All of the entries must be reproduced exactly, with no images carried over.

▸ Data for this task
* start *
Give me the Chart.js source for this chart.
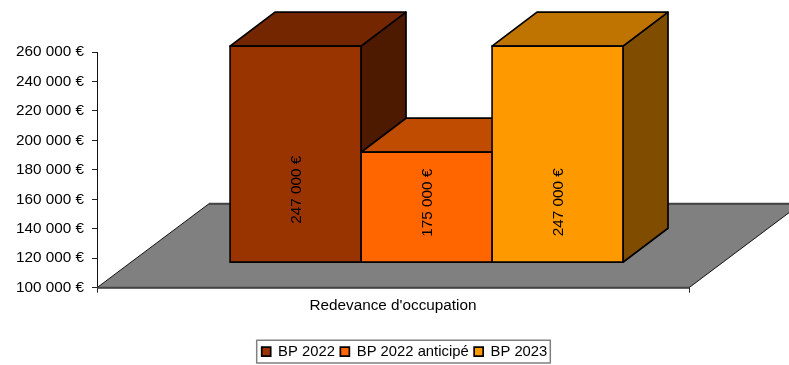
<!DOCTYPE html>
<html>
<head>
<meta charset="utf-8">
<style>html,body{margin:0;padding:0;background:#fff}canvas{display:block}</style>
<script src="https://cdn.jsdelivr.net/npm/chart.js@4"></script>
</head>
<body>
<canvas id="c" width="789" height="365"></canvas>
<script>
const categories = ["Redevance d'occupation"];
const seriesNames = ['BP 2022', 'BP 2022 anticipé', 'BP 2023'];
const seriesValues = [[247000], [175000], [247000]];
const frontColors = ['#993300', '#FF6600', '#FF9900'];
const topColors = ['#732600', '#BF4C00', '#BF7300'];
const sideColors = ['#4D1A00', '#802F00', '#804D00'];
const labelNudges = [35.5, -4.5, 48];
const axisMin = 100000;
const axisMax = 260000;
const axisStep = 20000;

const FONT = '"Liberation Sans", Arial, sans-serif';
const FONT_SIZE = 15.3;
const LEGEND_FONT_SIZE = 14.8;
const EDGE = 1.7;
// Perspective offsets: the floor's depth, where the bars stand on it, and the bars' own depth.
const FLOOR = {dx: 112, dy: -84};
const STAND = {dx: 33.5, dy: -25};
const DEPTH = {dx: 45, dy: -34};

const euro = v => String(v).replace(/\B(?=(\d{3})+$)/g, '\u00a0') + '\u00a0€';

function poly(ctx, pts, fill, stroke, width) {
  ctx.beginPath();
  pts.forEach((p, i) => i ? ctx.lineTo(p[0], p[1]) : ctx.moveTo(p[0], p[1]));
  ctx.closePath();
  ctx.fillStyle = fill;
  ctx.fill();
  ctx.strokeStyle = stroke;
  ctx.lineWidth = width;
  ctx.lineJoin = 'round';
  ctx.stroke();
}

const perspective = {
  id: 'perspective',
  afterLayout(chart) {
    // Place the framed legend right of centre, just above the bottom edge.
    chart.legend.left += 120;
    chart.legend.top += 4;
    chart.legend.bottom += 4;
  },
  beforeDatasetsDraw(chart) {
    const {ctx, chartArea: a} = chart;
    // Floor plane
    poly(ctx, [[a.left, a.bottom], [a.right, a.bottom],
               [a.right + FLOOR.dx, a.bottom + FLOOR.dy], [a.left + FLOOR.dx, a.bottom + FLOOR.dy]],
         '#808080', '#111', 1);
    ctx.strokeStyle = '#444';
    ctx.lineWidth = 2;
    ctx.beginPath();
    ctx.moveTo(a.left + FLOOR.dx, a.bottom + FLOOR.dy);
    ctx.lineTo(a.right + FLOOR.dx, a.bottom + FLOOR.dy);
    ctx.moveTo(a.left, a.bottom);
    ctx.lineTo(a.right, a.bottom);
    ctx.stroke();
    // Top and side faces, nearest series last so it overlaps the previous one
    chart.getSortedVisibleDatasetMetas().forEach(meta => {
      const i = meta.index;
      const b = meta.data[0];
      const l = b.x - b.width / 2 + STAND.dx, r = b.x + b.width / 2 + STAND.dx;
      const t = b.y + STAND.dy, base = b.base + STAND.dy;
      poly(ctx, [[r, t], [r + DEPTH.dx, t + DEPTH.dy], [r + DEPTH.dx, base + DEPTH.dy], [r, base]],
           sideColors[i], '#000', EDGE);
      poly(ctx, [[l, t], [r, t], [r + DEPTH.dx, t + DEPTH.dy], [l + DEPTH.dx, t + DEPTH.dy]],
           topColors[i], '#000', EDGE);
    });
  },
  beforeDatasetDraw(chart) {
    chart.ctx.save();
    chart.ctx.translate(STAND.dx, STAND.dy);
  },
  afterDatasetDraw(chart) {
    chart.ctx.restore();
  },
  afterDatasetsDraw(chart) {
    const {ctx} = chart;
    chart.getSortedVisibleDatasetMetas().forEach(meta => {
      const i = meta.index;
      const b = meta.data[0];
      ctx.save();
      ctx.translate(b.x + STAND.dx + 1, (b.y + b.base) / 2 + STAND.dy + labelNudges[i]);
      ctx.rotate(-Math.PI / 2);
      ctx.font = FONT_SIZE + 'px ' + FONT;
      ctx.fillStyle = '#000';
      ctx.textAlign = 'center';
      ctx.textBaseline = 'middle';
      ctx.fillText(euro(seriesValues[i][0]), 0, 0);
      ctx.restore();
    });
  },
  afterDraw(chart) {
    // Frame round the legend
    const {ctx, legend} = chart;
    const boxes = legend.legendHitBoxes;
    const first = boxes[0], last = boxes[boxes.length - 1];
    ctx.strokeStyle = '#808080';
    ctx.lineWidth = 1.5;
    ctx.strokeRect(first.left - 5, first.top - 4, last.left + last.width - first.left + 8, first.height + 8);
  }
};

new Chart(document.getElementById('c'), {
  type: 'bar',
  data: {
    labels: categories,
    datasets: seriesNames.map((name, i) => ({
      label: name,
      data: seriesValues[i],
      base: axisMin,
      backgroundColor: frontColors[i],
      borderColor: '#000',
      borderWidth: EDGE,
      inflateAmount: EDGE / 2,
      borderSkipped: false,
      clip: false,
      categoryPercentage: 393 / 592,
      barPercentage: 1
    }))
  },
  options: {
    responsive: false,
    animation: false,
    layout: {padding: {top: 52, right: 100, left: 0, bottom: 0}},
    scales: {
      x: {
        grid: {offset: true, drawOnChartArea: false, tickLength: 5, color: '#222'},
        border: {display: false},
        ticks: {color: '#000', font: {family: FONT, size: FONT_SIZE}, padding: 4},
        afterFit(scale) { scale.height = 47; }
      },
      y: {
        min: axisMin,
        max: axisMax,
        grid: {drawOnChartArea: false, tickLength: 5, color: '#222'},
        border: {color: '#111', width: 1},
        ticks: {stepSize: axisStep, color: '#000', font: {family: FONT, size: FONT_SIZE}, padding: 8, callback: v => euro(v)},
        afterFit(scale) { scale.width = 97; }
      }
    },
    plugins: {
      tooltip: {enabled: false},
      title: {display: false},
      legend: {
        position: 'bottom',
        labels: {
          color: '#000',
          boxWidth: 9,
          boxHeight: 9,
          padding: 5.5,
          font: {family: FONT, size: LEGEND_FONT_SIZE}
        }
      }
    }
  },
  plugins: [perspective]
});
</script>
</body>
</html>
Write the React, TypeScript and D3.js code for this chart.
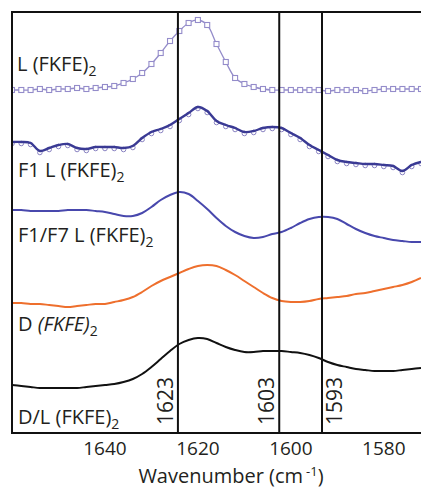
* end *
▸ Finished answer
Give me the Chart.js source for this chart.
<!DOCTYPE html>
<html>
<head>
<meta charset="utf-8">
<style>html,body{margin:0;padding:0;background:#fff}canvas{display:block}</style>
<script src="https://cdn.jsdelivr.net/npm/chart.js@4"></script>
</head>
<body>
<canvas id="c" width="789" height="365"></canvas>
<script>
const categories = ["Redevance d'occupation"];
const seriesNames = ['BP 2022', 'BP 2022 anticipé', 'BP 2023'];
const seriesValues = [[247000], [175000], [247000]];
const frontColors = ['#993300', '#FF6600', '#FF9900'];
const topColors = ['#732600', '#BF4C00', '#BF7300'];
const sideColors = ['#4D1A00', '#802F00', '#804D00'];
const labelNudges = [35.5, -4.5, 48];
const axisMin = 100000;
const axisMax = 260000;
const axisStep = 20000;

const FONT = '"Liberation Sans", Arial, sans-serif';
const FONT_SIZE = 15.3;
const LEGEND_FONT_SIZE = 14.8;
const EDGE = 1.7;
// Perspective offsets: the floor's depth, where the bars stand on it, and the bars' own depth.
const FLOOR = {dx: 112, dy: -84};
const STAND = {dx: 33.5, dy: -25};
const DEPTH = {dx: 45, dy: -34};

const euro = v => String(v).replace(/\B(?=(\d{3})+$)/g, '\u00a0') + '\u00a0€';

function poly(ctx, pts, fill, stroke, width) {
  ctx.beginPath();
  pts.forEach((p, i) => i ? ctx.lineTo(p[0], p[1]) : ctx.moveTo(p[0], p[1]));
  ctx.closePath();
  ctx.fillStyle = fill;
  ctx.fill();
  ctx.strokeStyle = stroke;
  ctx.lineWidth = width;
  ctx.lineJoin = 'round';
  ctx.stroke();
}

const perspective = {
  id: 'perspective',
  afterLayout(chart) {
    // Place the framed legend right of centre, just above the bottom edge.
    chart.legend.left += 120;
    chart.legend.top += 4;
    chart.legend.bottom += 4;
  },
  beforeDatasetsDraw(chart) {
    const {ctx, chartArea: a} = chart;
    // Floor plane
    poly(ctx, [[a.left, a.bottom], [a.right, a.bottom],
               [a.right + FLOOR.dx, a.bottom + FLOOR.dy], [a.left + FLOOR.dx, a.bottom + FLOOR.dy]],
         '#808080', '#111', 1);
    ctx.strokeStyle = '#444';
    ctx.lineWidth = 2;
    ctx.beginPath();
    ctx.moveTo(a.left + FLOOR.dx, a.bottom + FLOOR.dy);
    ctx.lineTo(a.right + FLOOR.dx, a.bottom + FLOOR.dy);
    ctx.moveTo(a.left, a.bottom);
    ctx.lineTo(a.right, a.bottom);
    ctx.stroke();
    // Top and side faces, nearest series last so it overlaps the previous one
    chart.getSortedVisibleDatasetMetas().forEach(meta => {
      const i = meta.index;
      const b = meta.data[0];
      const l = b.x - b.width / 2 + STAND.dx, r = b.x + b.width / 2 + STAND.dx;
      const t = b.y + STAND.dy, base = b.base + STAND.dy;
      poly(ctx, [[r, t], [r + DEPTH.dx, t + DEPTH.dy], [r + DEPTH.dx, base + DEPTH.dy], [r, base]],
           sideColors[i], '#000', EDGE);
      poly(ctx, [[l, t], [r, t], [r + DEPTH.dx, t + DEPTH.dy], [l + DEPTH.dx, t + DEPTH.dy]],
           topColors[i], '#000', EDGE);
    });
  },
  beforeDatasetDraw(chart) {
    chart.ctx.save();
    chart.ctx.translate(STAND.dx, STAND.dy);
  },
  afterDatasetDraw(chart) {
    chart.ctx.restore();
  },
  afterDatasetsDraw(chart) {
    const {ctx} = chart;
    chart.getSortedVisibleDatasetMetas().forEach(meta => {
      const i = meta.index;
      const b = meta.data[0];
      ctx.save();
      ctx.translate(b.x + STAND.dx + 1, (b.y + b.base) / 2 + STAND.dy + labelNudges[i]);
      ctx.rotate(-Math.PI / 2);
      ctx.font = FONT_SIZE + 'px ' + FONT;
      ctx.fillStyle = '#000';
      ctx.textAlign = 'center';
      ctx.textBaseline = 'middle';
      ctx.fillText(euro(seriesValues[i][0]), 0, 0);
      ctx.restore();
    });
  },
  afterDraw(chart) {
    // Frame round the legend
    const {ctx, legend} = chart;
    const boxes = legend.legendHitBoxes;
    const first = boxes[0], last = boxes[boxes.length - 1];
    ctx.strokeStyle = '#808080';
    ctx.lineWidth = 1.5;
    ctx.strokeRect(first.left - 5, first.top - 4, last.left + last.width - first.left + 8, first.height + 8);
  }
};

new Chart(document.getElementById('c'), {
  type: 'bar',
  data: {
    labels: categories,
    datasets: seriesNames.map((name, i) => ({
      label: name,
      data: seriesValues[i],
      base: axisMin,
      backgroundColor: frontColors[i],
      borderColor: '#000',
      borderWidth: EDGE,
      inflateAmount: EDGE / 2,
      borderSkipped: false,
      clip: false,
      categoryPercentage: 393 / 592,
      barPercentage: 1
    }))
  },
  options: {
    responsive: false,
    animation: false,
    layout: {padding: {top: 52, right: 100, left: 0, bottom: 0}},
    scales: {
      x: {
        grid: {offset: true, drawOnChartArea: false, tickLength: 5, color: '#222'},
        border: {display: false},
        ticks: {color: '#000', font: {family: FONT, size: FONT_SIZE}, padding: 4},
        afterFit(scale) { scale.height = 47; }
      },
      y: {
        min: axisMin,
        max: axisMax,
        grid: {drawOnChartArea: false, tickLength: 5, color: '#222'},
        border: {color: '#111', width: 1},
        ticks: {stepSize: axisStep, color: '#000', font: {family: FONT, size: FONT_SIZE}, padding: 8, callback: v => euro(v)},
        afterFit(scale) { scale.width = 97; }
      }
    },
    plugins: {
      tooltip: {enabled: false},
      title: {display: false},
      legend: {
        position: 'bottom',
        labels: {
          color: '#000',
          boxWidth: 9,
          boxHeight: 9,
          padding: 5.5,
          font: {family: FONT, size: LEGEND_FONT_SIZE}
        }
      }
    }
  },
  plugins: [perspective]
});
</script>
</body>
</html>
Write the React, TypeScript and D3.js code for this chart.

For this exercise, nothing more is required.